The US shuttle Discovery, carrying a Japanese research laboratory and toilet parts, raced toward the International Space Station (ISS) yesterday after a successful launch from Florida.
“A huge day for the space station partnership, for the Japanese space agency, for NASA and, really, for the people who hoped to see the space station do what it was designed to do, to be a place in orbit where we can learn to live and work in space,” NASA administrator Mike Griffin said after Saturday’s spectacular liftoff.
While the launch at Kennedy Space Center was marred by video evidence of several chunks of foam shedding off Discovery’s external fuel tank, a top official of the US space agency said it did not endanger Discovery.
“We saw maybe five pieces of foam break away ... We don’t consider this a big thing,” said Bill Gerstenmeier, NASA associate administrator for space operations.
He brushed off worries that the foam could have caused the kind of damage that led to the Columbia disaster in 2003, when the shuttle disintegrated upon re-entry because of launch-damaged insulation tiles, killing all seven aboard.
“They were late in the ascent,” he said of the foam chunks that came off during the Discovery launch on Saturday.
“They can’t build up enough velocity that they can hit the orbiter” and cause any significant damage, he said.

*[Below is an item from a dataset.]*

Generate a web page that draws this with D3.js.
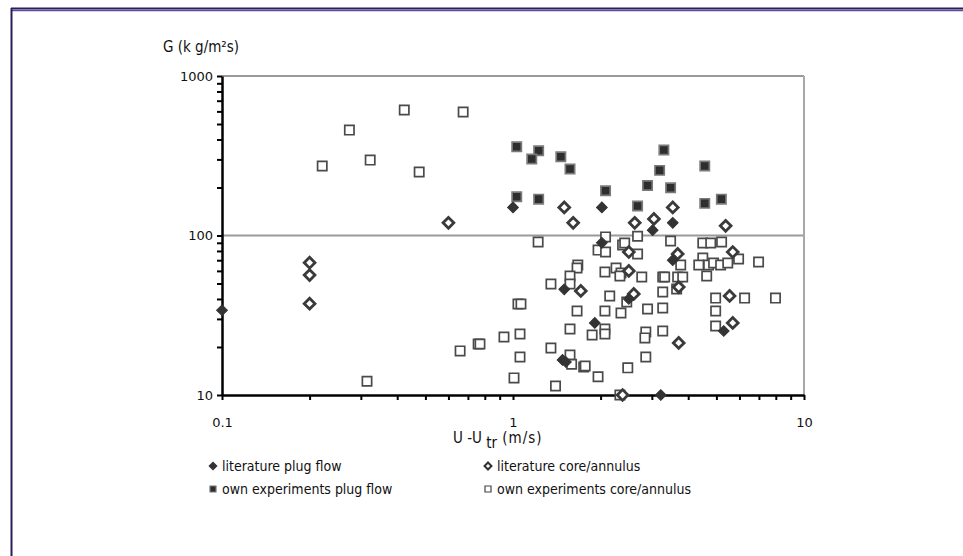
<!DOCTYPE html>
<html>
<head>
<meta charset="utf-8">
<script src="https://cdn.jsdelivr.net/npm/d3@7"></script>
<style>
  body { margin: 0; background: #fff; }
  svg { display: block; }
</style>
</head>
<body>
<div id="chart"></div>
<script>
// values: [U-Utr (m/s), G (kg/m2s)]
const litPlug = [
  [0.1, 34], [1.0, 150], [2.02, 150], [2.02, 90], [3.02, 108], [3.54, 120], [3.54, 70],
  [1.5, 46], [2.5, 40], [1.91, 28.3], [5.3, 25.2], [1.48, 16.6], [1.52, 16.1], [3.22, 10]
];
const litCore = [
  [0.2, 67.5], [0.2, 56.5], [0.2, 37.4], [0.6, 120], [1.5, 150], [1.61, 120], [2.62, 120],
  [3.05, 127], [3.54, 150], [5.38, 115], [2.5, 78.8], [3.68, 76.6], [5.69, 78.8], [2.5, 60],
  [1.71, 44.9], [2.6, 43], [3.71, 47.5], [5.55, 41.8], [5.69, 28.3], [3.71, 21.2], [2.38, 10]
];
const ownPlug = [
  [1.03, 360], [1.225, 340], [1.16, 302], [1.46, 312], [1.57, 261], [3.3, 344], [3.19, 256],
  [4.56, 273], [2.9, 206], [3.48, 199], [2.08, 191], [1.03, 175], [1.225, 169], [2.68, 153],
  [4.56, 159], [5.2, 169]
];
const ownCore = [
  [0.221, 273], [0.274, 458], [0.323, 297], [0.423, 612], [0.476, 250], [0.674, 594], [0.315, 12.2],
  [1.22, 91], [2.08, 98], [2.68, 99], [3.48, 92.4], [4.49, 89.8], [4.78, 89.8], [5.21, 91],
  [1.96, 81], [2.08, 78.8], [2.38, 87.2], [2.42, 89.8], [2.68, 76.6], [3.77, 65.3], [4.49, 72.3],
  [4.35, 65.3], [4.7, 65.3], [4.89, 67.2], [5.17, 65.3], [5.47, 67.2], [5.96, 71.2], [6.98, 68.2],
  [1.67, 65.3], [1.66, 62.5], [1.57, 55.7], [1.57, 49.7], [1.35, 49.7], [2.07, 59], [2.26, 62.5],
  [2.35, 58.2], [2.33, 55.7], [2.77, 54.9], [3.27, 54.9], [3.32, 54.9], [3.68, 54.9], [3.83, 54.9],
  [4.63, 55.7], [3.27, 44.2], [3.65, 46.2], [2.15, 41.8], [2.46, 38.3], [4.97, 40.5], [4.97, 33.6],
  [6.25, 40.5], [7.98, 40.5], [1.04, 37.2], [1.065, 37.2], [1.66, 33.6], [2.07, 33.6], [2.35, 32.7],
  [2.9, 34.6], [3.27, 35.1], [4.97, 27.1], [1.57, 25.9], [2.07, 25.9], [2.07, 24.1], [1.87, 23.8],
  [2.86, 24.8], [2.84, 22.8], [3.27, 25.2], [0.931, 23.1], [1.057, 24.1], [0.759, 20.9], [0.77, 20.9],
  [0.658, 18.9], [1.35, 19.7], [1.057, 17.3], [1.57, 17.8], [1.59, 15.6], [1.75, 15], [1.77, 15.2],
  [2.86, 17.3], [1.96, 13], [2.48, 14.8], [1.008, 12.8], [1.4, 11.4], [2.33, 10]
];
const yLabels = [10, 100, 1000];
const xLabels = [0.1, 1, 10];
const legendNames = ["literature plug flow", "literature core/annulus",
                     "own experiments plug flow", "own experiments core/annulus"];

const width = 963, height = 556;
const labelFont = "'DejaVu Sans Condensed', 'Liberation Sans Narrow', sans-serif";

const svg = d3.select("#chart")
    .append("svg")
    .attr("width", width)
    .attr("height", height);

// frame
svg.append("line").attr("x1", 11).attr("x2", width).attr("y1", 8.5).attr("y2", 8.5)
    .attr("stroke", "#2b1c5c").attr("stroke-width", 2);
svg.append("line").attr("x1", 12).attr("x2", width).attr("y1", 10.5).attr("y2", 10.5)
    .attr("stroke", "#5d4c96").attr("stroke-width", 1.5);
svg.append("line").attr("x1", 11.5).attr("x2", 11.5).attr("y1", 8).attr("y2", height)
    .attr("stroke", "#2b1c5c").attr("stroke-width", 2);

const x = d3.scaleLog().domain([0.1, 10]).range([222, 804]);
const y = d3.scaleLog().domain([10, 1000]).range([395, 76]);

// gridlines at 100 and 1000, plus right border
svg.append("g")
    .selectAll("line")
    .data([100, 1000])
    .join("line")
    .attr("x1", x(0.1)).attr("x2", x(10))
    .attr("y1", d => y(d)).attr("y2", d => y(d))
    .attr("stroke", "#9a9a9a").attr("stroke-width", 2);
svg.append("line")
    .attr("x1", x(10)).attr("x2", x(10))
    .attr("y1", y(1000)).attr("y2", y(10))
    .attr("stroke", "#a8a8a8").attr("stroke-width", 2);

// axes
const yAxis = svg.append("g")
    .attr("transform", `translate(${x(0.1)},0)`)
    .call(d3.axisLeft(y)
        .tickValues(y.ticks())
        .tickSize(5)
        .tickSizeOuter(0)
        .tickPadding(4)
        .tickFormat(d => yLabels.includes(d) ? d : ""));

const xAxis = svg.append("g")
    .attr("transform", `translate(0,${y(10)})`)
    .call(d3.axisBottom(x)
        .tickValues(x.ticks())
        .tickSize(5)
        .tickSizeOuter(0)
        .tickPadding(18)
        .tickFormat(d => xLabels.includes(d) ? d : ""));

[yAxis, xAxis].forEach(a => {
    a.select(".domain").attr("stroke", "#000").attr("stroke-width", 2.5);
    a.selectAll(".tick line").attr("stroke", "#000").attr("stroke-width", 2);
    a.selectAll("text")
        .attr("fill", "#111")
        .style("font", "13px 'DejaVu Sans', sans-serif");
});

// axis titles
svg.append("text")
    .attr("x", 163).attr("y", 52)
    .style("font", `15px ${labelFont}`)
    .attr("fill", "#111")
    .text("G (k g/m²s)");

const xt = svg.append("text")
    .attr("x", 453).attr("y", 443)
    .style("font", `15px ${labelFont}`)
    .attr("fill", "#111");
xt.append("tspan").text("U -U ");
xt.append("tspan").attr("dy", 5).text("tr");
xt.append("tspan").attr("dy", -5).attr("letter-spacing", 1).text(" (m/s)");

// markers
const diamond = d3.symbol(d3.symbolSquare, 58);
const square = d3.symbol(d3.symbolSquare, 86);

function drawSquares(data, fill, stroke) {
    svg.append("g")
        .selectAll("path")
        .data(data)
        .join("path")
        .attr("transform", d => `translate(${x(d[0])},${y(d[1])})`)
        .attr("d", square)
        .attr("fill", fill)
        .attr("stroke", stroke)
        .attr("stroke-width", 1.7);
}
function drawDiamonds(data, fill, stroke, sw) {
    svg.append("g")
        .selectAll("path")
        .data(data)
        .join("path")
        .attr("transform", d => `translate(${x(d[0])},${y(d[1])}) rotate(45)`)
        .attr("d", diamond)
        .attr("fill", fill)
        .attr("stroke", stroke)
        .attr("stroke-width", sw);
}

drawSquares(ownCore, "#fff", "#4a4a4a");
drawSquares(ownPlug, "#2e2e2e", "#7a7a7a");
drawDiamonds(litCore, "#fff", "#3a3a3a", 2.8);
drawDiamonds(litPlug, "#333", "#333", 1);

// legend
const legendX = [213, 488];
const legendY = [466, 489];
const legend = svg.append("g")
    .style("font", `14px ${labelFont}`);

legendNames.forEach((name, i) => {
    const lx = legendX[i % 2], ly = legendY[Math.floor(i / 2)];
    if (i < 2) {
        legend.append("path")
            .attr("transform", `translate(${lx},${ly}) rotate(45)`)
            .attr("d", d3.symbol(d3.symbolSquare, i === 0 ? 30 : 24))
            .attr("fill", i === 0 ? "#333" : "#fff")
            .attr("stroke", "#333")
            .attr("stroke-width", i === 0 ? 1 : 2);
    } else {
        legend.append("path")
            .attr("transform", `translate(${lx},${ly})`)
            .attr("d", d3.symbol(d3.symbolSquare, 36))
            .attr("fill", i === 2 ? "#2e2e2e" : "#fff")
            .attr("stroke", i === 2 ? "#777" : "#444")
            .attr("stroke-width", 1.2);
    }
    legend.append("text")
        .attr("x", lx + 9).attr("y", ly)
        .attr("dy", "0.35em")
        .attr("fill", "#111")
        .text(name);
});
</script>
</body>
</html>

Discovery carried one Japanese and six US astronauts to deliver the massive pressurized module and a robotic arm for the Japanese Aerospace exploration Agency’s Kibo research unit.
The centerpiece of the 14-day mission is to deliver and install the 11.2m, 14.8-tonne pressurized module of Kibo, which means “hope” in Japanese.
When in place, it will be the largest room on the ISS, with space for four scientists to work.
Another key Kibo unit, its 10m robotic arm, is also being sent up on the shuttle.
Discovery is also carrying up a last-minute load of much-needed parts for the ISS’s Russian toilet, which partially failed this week.
The three astronauts living on the station were forced to use the facilities in the attached Soyuz spacecraft before they could rig up a temporary fix to the toilet, but that fix requires extra manpower and excess water to flush.
The crew will include a replacement astronaut for the ISS, with US robotics specialist Greg Chamitoff stepping in for another American, Garrett Reisman, who will return to Earth after three months at the station.
The astronauts were bid goodnight by mission control in Houston, Texas, at about 11pm on Saturday ahead of a busy day yesterday working on an inspection of the heat shield for damage in the launch, and preparing for docking with the ISS today.